Court has to be prima facie satisfied that there have been instances of Domestic Violence before issuing notice in complaint

Shyamlal Devda and Others Vs Parimala

Supreme Court

22/01/2020

CRIMINAL APPEAL NO. 141 OF 2020

About/from the judgment:

The Supreme Court has observed that, before issuing notice in a complaint alleging Domestic Violence, the court has to be prima facie satisfied that there have been instances of domestic violence.

 

In this case, a wife had made allegations of domestic violence against fourteen persons, including her husband and his parents. All other respondents are relatives of parents-in-law of the complainant, who are residing in other states.

 

The bench of Justices R.Banumathi,AS Bopanna and Hrishikesh Roy noted that, insofar as husband and Parents-in-law, there are averments of alleging domestic violence alleging that they have taken away the jewellery of the respondent gifted to her by her father during marriage and the alleged acts of harassment to the respondent.
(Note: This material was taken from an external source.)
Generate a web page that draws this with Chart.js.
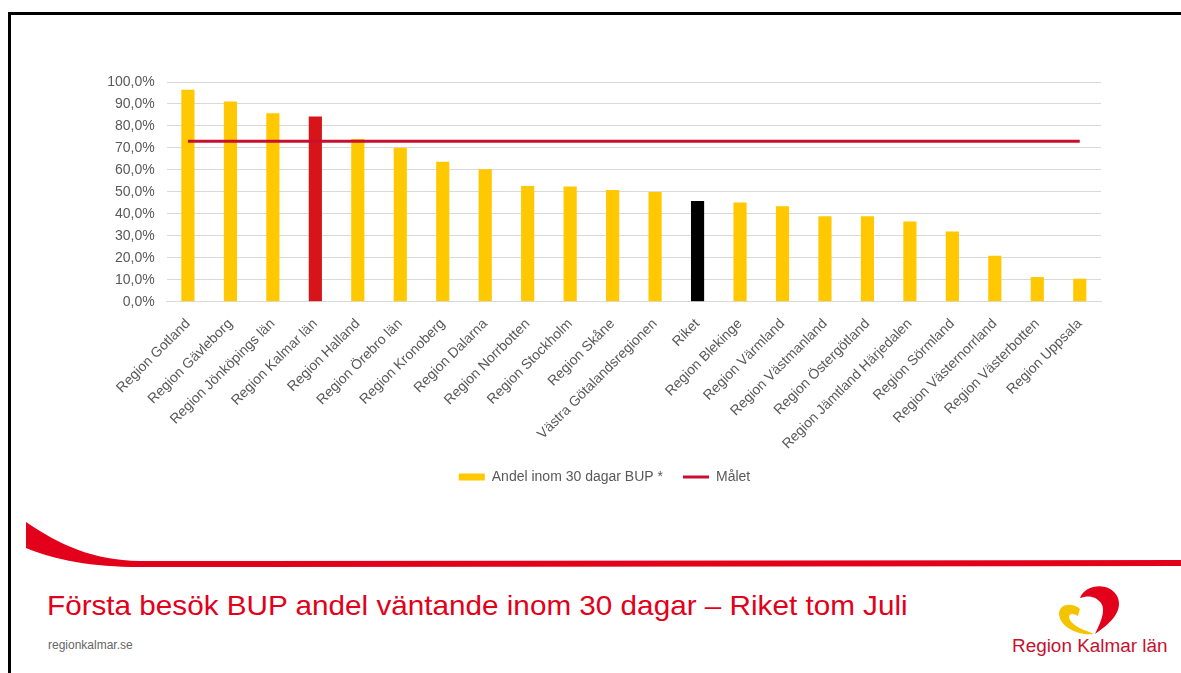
<!DOCTYPE html>
<html lang="sv">
<head>
<meta charset="utf-8">
<title>Första besök BUP andel väntande inom 30 dagar</title>
<script src="https://cdn.jsdelivr.net/npm/chart.js@4.4.1/dist/chart.umd.min.js"></script>
<style>
  body { margin: 0; background: #fff; font-family: "Liberation Sans", Arial, sans-serif; }
  .slide { position: relative; width: 1181px; height: 673px; overflow: hidden; background: #fff; }
  .frame { position: absolute; left: 8px; top: 12px; right: -10px; bottom: -10px;
    border-top: 3px solid #000; border-left: 3px solid #000; }
  #chart-wrap { position: absolute; left: 0; top: 0; width: 1181px; height: 520px; }
  .deco { position: absolute; left: 0; top: 0; }
  .title { position: absolute; left: 47px; top: 590px; font-size: 28px; color: #e2001a; white-space: nowrap;
    transform: scaleX(1.06); transform-origin: left top; }
  .site { position: absolute; left: 48px; top: 638px; font-size: 12px; color: #666; }
  .logo-text { position: absolute; left: 1012px; top: 636px; font-size: 18px; color: #c8102e; white-space: nowrap;
    transform: scaleX(1.05); transform-origin: left top; }
</style>
</head>
<body>
<div class="slide">
  <div class="frame"></div>
  <svg class="deco" width="1181" height="673">
    <path d="M26,522 C60,545 92,560 140,561 L1181,560 L1181,566 L140,567 C92,567 55,560 26,548 Z" fill="#e2001a"/>
    <path d="M1080,598 C1085,584 1111,581 1118,598 C1123,613 1108,625 1095,634 C1101,622 1106,610 1101,603 C1096,596 1088,595 1080,598 Z" fill="#e2001a"/>
    <path d="M1059,614 C1059,604 1072,602 1080,609 L1078,616 C1072,612 1067,614 1070,620 C1074,627 1085,630 1094,634 C1080,636 1060,628 1059,614 Z" fill="#f5c400"/>
  </svg>
  <div id="chart-wrap"><canvas id="bup-chart" width="1181" height="520"></canvas></div>
  <div class="title">Första besök BUP andel väntande inom 30 dagar – Riket tom Juli</div>
  <div class="site">regionkalmar.se</div>
  <div class="logo-text">Region Kalmar län</div>
</div>

<script>
"use strict"

// data
const regions = [
  "Region Gotland",
  "Region Gävleborg",
  "Region Jönköpings län",
  "Region Kalmar län",
  "Region Halland",
  "Region Örebro län",
  "Region Kronoberg",
  "Region Dalarna",
  "Region Norrbotten",
  "Region Stockholm",
  "Region Skåne",
  "Västra Götalandsregionen",
  "Riket",
  "Region Blekinge",
  "Region Värmland",
  "Region Västmanland",
  "Region Östergötland",
  "Region Jämtland Härjedalen",
  "Region Sörmland",
  "Region Västernorrland",
  "Region Västerbotten",
  "Region Uppsala",
]
const andelInom30 = [96.5, 91.1, 85.8, 84.3, 74.0, 70.1, 63.7, 60.3, 52.7, 52.4, 50.8,
  49.9, 45.8, 45.2, 43.4, 38.9, 38.9, 36.5, 31.9, 20.9, 11.2, 10.4]
const malet = [73, 73, 73, 73, 73, 73, 73, 73, 73, 73, 73,
  73, 73, 73, 73, 73, 73, 73, 73, 73, 73, 73]
const yMin = 0
const yMax = 100
const yStep = 10

const barLabel = "Andel inom 30 dagar BUP *"
const lineLabel = "Målet"

// colours
const yellow = "#ffc800"
const red = "#d7141a"
const lineRed = "#c8102e"
const textGrey = "#595959"
const highlight = { "Region Kalmar län": red, "Riket": "#000000" }
const barColors = regions.map((r) => highlight[r] || yellow)

const fontFamily = "'Liberation Sans', Arial, sans-serif"

const chartData = {
  labels: regions,
  datasets: [
    {
      type: "line",
      label: lineLabel,
      data: malet,
      borderColor: lineRed,
      backgroundColor: lineRed,
      borderWidth: 3,
      pointRadius: 0,
      fill: false,
      order: 0,
    },
    {
      type: "bar",
      label: barLabel,
      data: andelInom30,
      backgroundColor: barColors,
      borderWidth: 0,
      barPercentage: 0.31,
      categoryPercentage: 1,
      order: 1,
    },
  ],
}

const chartOptions = {
  responsive: false,
  animation: false,
  layout: {
    padding: { left: 108, right: 80, top: 82, bottom: 26 },
  },
  scales: {
    x: {
      grid: { display: false },
      border: { display: true, color: "#d9d9d9" },
      ticks: {
        autoSkip: false,
        maxRotation: 45,
        minRotation: 45,
        padding: 6,
        color: textGrey,
        font: { family: fontFamily, size: 14 },
      },
      afterFit: (scale) => {
        scale.height = 148.3
      },
    },
    y: {
      min: yMin,
      max: yMax,
      grid: { color: "#d9d9d9", drawTicks: false },
      border: { display: false },
      ticks: {
        stepSize: yStep,
        padding: 12,
        color: textGrey,
        font: { family: fontFamily, size: 14 },
        callback: (v) => v.toFixed(1).replace(".", ",") + "%",
      },
      afterFit: (scale) => {
        scale.width = 58.7
      },
    },
  },
  plugins: {
    tooltip: { enabled: false },
    legend: {
      position: "bottom",
      labels: {
        usePointStyle: true,
        pointStyleWidth: 26,
        boxHeight: 7,
        padding: 20,
        color: textGrey,
        font: { family: fontFamily, size: 14 },
        generateLabels: () => [
          { text: barLabel, fillStyle: yellow, strokeStyle: yellow, fontColor: textGrey, lineWidth: 0, pointStyle: "rect", datasetIndex: 1, hidden: false },
          { text: lineLabel, fillStyle: lineRed, strokeStyle: lineRed, fontColor: textGrey, lineWidth: 3, pointStyle: "line", datasetIndex: 0, hidden: false },
        ],
      },
    },
  },
}

const bupChart = new Chart(document.getElementById("bup-chart"), {
  data: chartData,
  options: chartOptions,
})
</script>
</body>
</html>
As regards other, the bench said:

 

"There are no specific allegations as to how other relatives of appellant No.14 have caused the acts of domestic violence. It is also not known as to how other relatives who are residents of Gujarat and Rajasthan can be held responsible for award of monetary relief to the respondent. The High Court was not right in saying that there was prima facie case against the other appellants No.3 to 13. Since there are no specific allegations against appellants No.3 to 13, the criminal case of domestic violence against them cannot be continued and is liable to be quashed."

 

With regard to objection taken with respect to jurisdiction, the bench observed:

 

"A plain reading of the above provision makes it clear that the petition under the Domestic Violence Act can be filed in a court where the "person aggrieved" permanently or temporarily resides or carries on business or is employed. In the present case, the respondent is residing with her parents within the territorial limits of Metropolitan Magistrate Court, Bengaluru. In view of Section 27(1) (a) of the Act, the Metropolitan Magistrate court, Bengaluru has the jurisdiction to entertain the complaint and take cognizance of the offence. There is no merit in the contention raising objection as to the jurisdiction of the Metropolitan Magistrate Court at Bengaluru."